__Set exercise__: Would it be possible to write out each entry below exactly, without the pictures?

__Supplied data__:
◇ ◇ ◇ ◇

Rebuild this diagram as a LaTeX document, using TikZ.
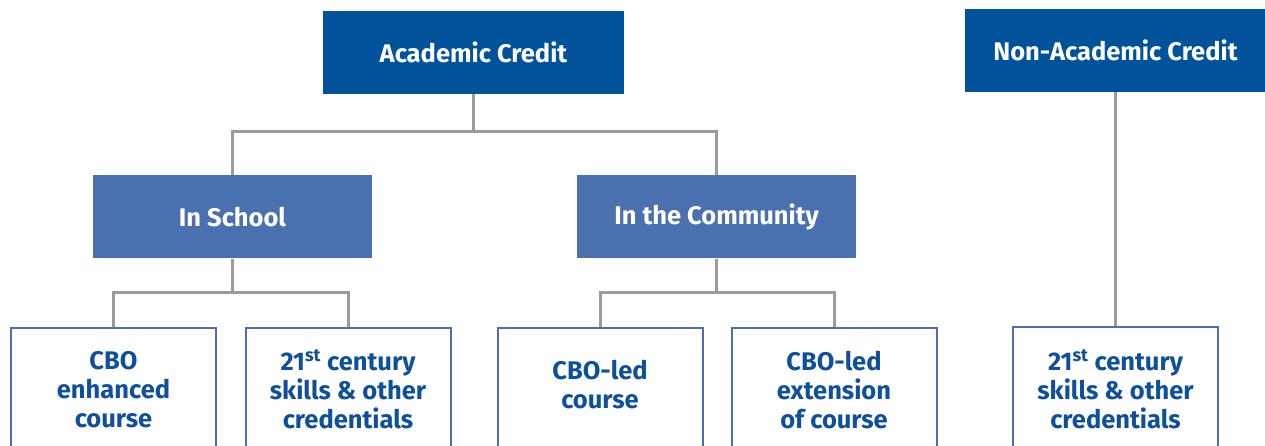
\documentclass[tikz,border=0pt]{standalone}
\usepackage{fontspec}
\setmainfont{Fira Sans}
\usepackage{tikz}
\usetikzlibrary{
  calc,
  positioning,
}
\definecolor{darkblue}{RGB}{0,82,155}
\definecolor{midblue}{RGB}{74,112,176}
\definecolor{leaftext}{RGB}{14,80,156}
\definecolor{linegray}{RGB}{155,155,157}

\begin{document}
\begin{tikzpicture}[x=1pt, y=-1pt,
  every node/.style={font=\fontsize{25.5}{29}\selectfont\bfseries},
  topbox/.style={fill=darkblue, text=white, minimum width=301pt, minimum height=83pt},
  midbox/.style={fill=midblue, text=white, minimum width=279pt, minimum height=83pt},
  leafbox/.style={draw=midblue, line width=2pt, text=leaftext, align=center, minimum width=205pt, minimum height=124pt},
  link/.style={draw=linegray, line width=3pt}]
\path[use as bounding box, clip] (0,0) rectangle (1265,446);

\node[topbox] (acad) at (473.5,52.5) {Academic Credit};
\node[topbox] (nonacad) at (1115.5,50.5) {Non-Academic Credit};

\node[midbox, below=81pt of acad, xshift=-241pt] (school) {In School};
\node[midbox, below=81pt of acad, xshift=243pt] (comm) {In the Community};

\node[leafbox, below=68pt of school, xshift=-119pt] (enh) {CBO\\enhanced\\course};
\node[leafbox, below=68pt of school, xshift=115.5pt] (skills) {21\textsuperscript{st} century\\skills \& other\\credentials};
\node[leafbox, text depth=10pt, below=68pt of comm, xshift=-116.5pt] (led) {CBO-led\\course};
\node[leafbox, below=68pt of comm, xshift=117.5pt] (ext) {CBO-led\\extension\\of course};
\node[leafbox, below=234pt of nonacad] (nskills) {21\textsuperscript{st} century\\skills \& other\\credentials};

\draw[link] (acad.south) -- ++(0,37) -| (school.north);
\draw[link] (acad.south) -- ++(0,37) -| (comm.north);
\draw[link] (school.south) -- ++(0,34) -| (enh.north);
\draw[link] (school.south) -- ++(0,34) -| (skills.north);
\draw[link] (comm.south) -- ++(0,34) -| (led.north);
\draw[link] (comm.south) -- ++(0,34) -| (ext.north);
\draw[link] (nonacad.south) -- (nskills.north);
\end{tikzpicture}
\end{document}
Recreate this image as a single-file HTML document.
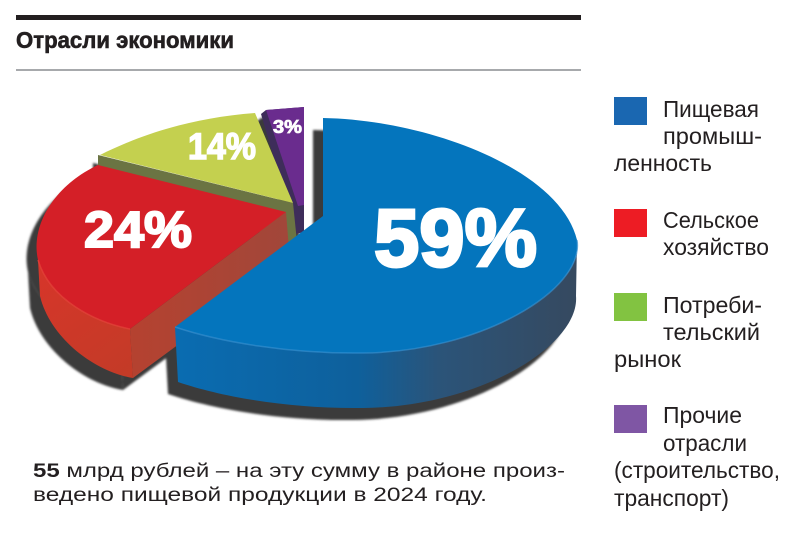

◇ ◇ ◇ ◇

__Response to this exercise__:
Rebuild this diagram as a LaTeX document, using TikZ.
\documentclass[tikz,border=0pt]{standalone}
\usepackage{fontspec}
\setmainfont{Fira Sans}
\usepackage{tikz}
\usetikzlibrary{
  calc,
  positioning,
}
\definecolor{darkblue}{RGB}{0,82,155}
\definecolor{midblue}{RGB}{74,112,176}
\definecolor{leaftext}{RGB}{14,80,156}
\definecolor{linegray}{RGB}{155,155,157}

\begin{document}
\begin{tikzpicture}[x=1pt, y=-1pt,
  every node/.style={font=\fontsize{25.5}{29}\selectfont\bfseries},
  topbox/.style={fill=darkblue, text=white, minimum width=301pt, minimum height=83pt},
  midbox/.style={fill=midblue, text=white, minimum width=279pt, minimum height=83pt},
  leafbox/.style={draw=midblue, line width=2pt, text=leaftext, align=center, minimum width=205pt, minimum height=124pt},
  link/.style={draw=linegray, line width=3pt}]
\path[use as bounding box, clip] (0,0) rectangle (1265,446);

\node[topbox] (acad) at (473.5,52.5) {Academic Credit};
\node[topbox] (nonacad) at (1115.5,50.5) {Non-Academic Credit};

\node[midbox, below=81pt of acad, xshift=-241pt] (school) {In School};
\node[midbox, below=81pt of acad, xshift=243pt] (comm) {In the Community};

\node[leafbox, below=68pt of school, xshift=-119pt] (enh) {CBO\\enhanced\\course};
\node[leafbox, below=68pt of school, xshift=115.5pt] (skills) {21\textsuperscript{st} century\\skills \& other\\credentials};
\node[leafbox, text depth=10pt, below=68pt of comm, xshift=-116.5pt] (led) {CBO-led\\course};
\node[leafbox, below=68pt of comm, xshift=117.5pt] (ext) {CBO-led\\extension\\of course};
\node[leafbox, below=234pt of nonacad] (nskills) {21\textsuperscript{st} century\\skills \& other\\credentials};

\draw[link] (acad.south) -- ++(0,37) -| (school.north);
\draw[link] (acad.south) -- ++(0,37) -| (comm.north);
\draw[link] (school.south) -- ++(0,34) -| (enh.north);
\draw[link] (school.south) -- ++(0,34) -| (skills.north);
\draw[link] (comm.south) -- ++(0,34) -| (led.north);
\draw[link] (comm.south) -- ++(0,34) -| (ext.north);
\draw[link] (nonacad.south) -- (nskills.north);
\end{tikzpicture}
\end{document}
Recreate this image as a single-file HTML document.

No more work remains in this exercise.